Yesterday's U.S. announcements joined huge layoffs announced by companies overseas. They included 7,000 jobs at ING, the biggest Dutch financial services firm; 6,000 at consumer electronics maker Royal Philips Electronics NV; and 3,500 at Corus, the unit of India's Tata Steel Ltd., Europe's second-biggest steelmaker.

"The fact that we're seeing massive layoffs now, they believe the contraction will last for a long time and that the economy won't come back for a long time," said Pete Kyle, a finance professor at University of Maryland's Robert H. Smith School of Business and a member of Nasdaq's economic advisory board. "As you enter the recession, firms hoard labor, but when the recession gets bigger, they give up on the idea of hoarding labor and they start letting labor go."

Noting the most recent job cuts, President Barack Obama said yesterday that Congress can't delay passing an $825 billion economic recovery program.

"We owe it to each of them and to every single American to act with a sense of urgency and common purpose," he said at the White House.

"We can't afford distractions, and we cannot afford delays."

But even with the passage of a stimulus plan, economists say, the labor market will recover slowly.

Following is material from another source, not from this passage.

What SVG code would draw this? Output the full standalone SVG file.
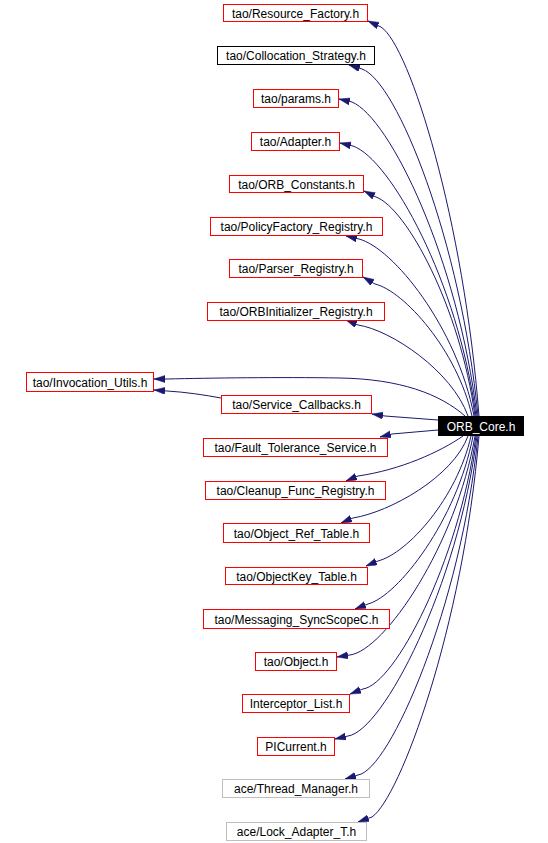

"Even after the unemployment rate peaks at the end of the year to 2010, businesses will not be staffing up as quickly as they cut," Dye said. "It's going to take a while to have the confidence to start expanding payrolls."

In the meantime, economists worry about the toll on workers, who are facing not only more layoffs but reduction in other benefits, such as shorter work hours and freeze in 401(k) matches.